Common mistakes to avoid
The most expensive mistake is feeding the wrong rock. Running abrasive material through a machine designed for limestone-type stone burns through blow bars and turns a good investment into a constant wear-part bill.
The second is overfeeding. An impact crusher works best with a steady, regulated feed from a vibrating feeder. Choking the chamber drops throughput and increases wear without improving the product. The third is neglecting the gap setting: as the breaker plates wear, the product drifts coarser, and operators sometimes chase the problem by changing feed rate instead of simply resetting the gap. The fourth is letting blow bars run too long to save money, then having to replace the rotor instead.

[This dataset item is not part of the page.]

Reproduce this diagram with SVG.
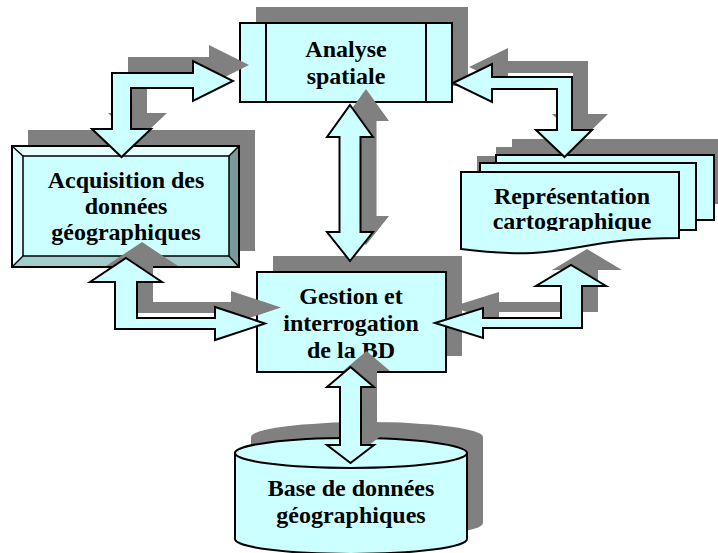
<svg xmlns="http://www.w3.org/2000/svg" width="718" height="553" viewBox="0 0 718 553">
<style>
.f{fill:#CCFFFF;stroke:#000;stroke-width:2;stroke-linejoin:miter}
.s{fill:#808080;stroke:none}
.l{fill:none;stroke:#000;stroke-width:2}
.t{font-family:"Liberation Serif","Times New Roman",serif;font-weight:bold;font-size:24px;fill:#000;text-anchor:middle}
</style>
<defs>
<clipPath id="repclip"><rect x="440" y="150" width="270" height="81"/></clipPath>
<polygon id="a1" points="112,73 193,73 193,61 233,81 193,101 193,88 131,88 131,129 151,129 121.5,157 92,129 112,129"/>
<polygon id="a2" points="453,83 492,64 492,77 572,77 572,130 592,130 564.5,157 536,130 557,130 557,89 492,89 492,102"/>
<polygon id="a3" points="350,105 373,137 360.5,137 360.5,232 373,232 350,261 327,232 339.5,232 339.5,137 327,137"/>
<polygon id="a4" points="126,258 162,282 137,282 137,318 215,318 215,307 265,323.5 215,340 215,329 115,329 115,282 90,282"/>
<polygon id="a5" points="435,323 483,308 483,318 561,318 561,286 536,286 571,265 606,286 582,286 582,328 483,328 483,338"/>
<polygon id="a6" points="350.5,367 374,387 361,387 361,445 374,445 350.5,463 327,445 340,445 340,387 327,387"/>
<path id="p3" d="M496,155 L714,155 L714,220 L496,220 Z"/>
<path id="p2" d="M480,163 L696,163 L696,230 L480,230 Z"/>
<path id="p1" d="M461,172 L679,172 L679,238 C570,238 570,263 461,249 Z"/>
<path id="cyl" d="M235,453 L235,539 A116,15 0 0 0 467,539 L467,453 A116,15 0 0 0 235,453 Z"/>
</defs>

<g id="node-analyse">
<rect class="s" x="256" y="7" width="212" height="79"/>
<rect class="f" x="240" y="23" width="212" height="79"/>
<line class="l" x1="266" y1="23" x2="266" y2="102"/>
<line class="l" x1="426" y1="23" x2="426" y2="102"/>
<text class="t" x="346" y="57">Analyse</text>
<text class="t" x="346" y="83.5">spatiale</text>
</g>

<g id="node-acquisition">
<rect class="s" x="28" y="130" width="227" height="121"/>
<rect x="12" y="146" width="227" height="121" fill="#CCFFFF"/>
<polygon points="12,146 239,146 229,156 23,156" fill="#E6FFFF"/>
<polygon points="12,146 23,156 23,256 12,267" fill="#DDFFFF"/>
<polygon points="239,146 239,267 229,256 229,156" fill="#7A9999"/>
<polygon points="12,267 23,256 229,256 239,267" fill="#A3CCCC"/>
<rect x="12" y="146" width="227" height="121" fill="none" stroke="#000" stroke-width="2"/>
<rect x="23" y="156" width="206" height="100" fill="none" stroke="#000" stroke-width="1.5"/>
<line x1="12" y1="146" x2="23" y2="156" stroke="#000" stroke-width="1.5"/>
<line x1="239" y1="146" x2="229" y2="156" stroke="#000" stroke-width="1.5"/>
<line x1="12" y1="267" x2="23" y2="256" stroke="#000" stroke-width="1.5"/>
<line x1="239" y1="267" x2="229" y2="256" stroke="#000" stroke-width="1.5"/>
<text class="t" x="126" y="188">Acquisition des</text>
<text class="t" x="126" y="214">données</text>
<text class="t" x="126" y="240">géographiques</text>
</g>

<g id="node-representation">
<g transform="translate(16,-16)">
<use href="#p3" class="s"/>
<use href="#p2" class="s"/>
<use href="#p1" class="s"/>
</g>
<use href="#p3" class="f"/>
<use href="#p2" class="f"/>
<use href="#p1" class="f"/>
<g clip-path="url(#repclip)">
<text class="t" x="572" y="204">Représentation</text>
<text class="t" x="572" y="229">cartographique</text>
</g>
</g>

<g id="node-gestion">
<rect class="s" x="273" y="256" width="189" height="100"/>
<rect class="f" x="257" y="272" width="189" height="100"/>
<text class="t" x="351" y="304">Gestion et</text>
<text class="t" x="351" y="331">interrogation</text>
<text class="t" x="351" y="358">de la BD</text>
</g>

<g id="node-base">
<use href="#cyl" class="s" transform="translate(16,-16)"/>
<use href="#cyl" class="f"/>
<path class="l" d="M235,453 A116,15 0 0 0 467,453"/>
<text class="t" x="351" y="496">Base de données</text>
<text class="t" x="351" y="523">géographiques</text>
</g>

<g id="connectors">
<use href="#a1" class="s" transform="translate(16,-16)"/>
<use href="#a1" class="f"/>
<use href="#a2" class="s" transform="translate(16,-16)"/>
<use href="#a2" class="f"/>
<use href="#a3" class="s" transform="translate(16,-16)"/>
<use href="#a3" class="f"/>
<use href="#a4" class="s" transform="translate(16,-16)"/>
<use href="#a4" class="f"/>
<use href="#a5" class="s" transform="translate(16,-16)"/>
<use href="#a5" class="f"/>
<use href="#a6" class="s" transform="translate(16,-16)"/>
<use href="#a6" class="f"/>
</g>
</svg>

How to choose the right model
Work through it in order. First confirm the rock is suited to impact crushing in the secondary stage: medium-hard, lower-abrasion, limestone-type. Then fix your target throughput in finished tonnes per hour and add any recirculating load. Match that figure to the CSI-1210, CSI-1212 or CSI-1215 band with a little headroom. Finally, check the feed: the primary's product size has to fit the secondary's inlet, and the drive power has to suit your grid supply.
If the rock fits and the numbers line up, the secondary impact crusher is one of the most cost-effective ways to turn primary product into premium cubical aggregate. Choosing the model is mostly arithmetic once the material is confirmed; the harder engineering judgement is in the circuit around it, and that is where matching feed, crusher and screen pays off for the life of the plant.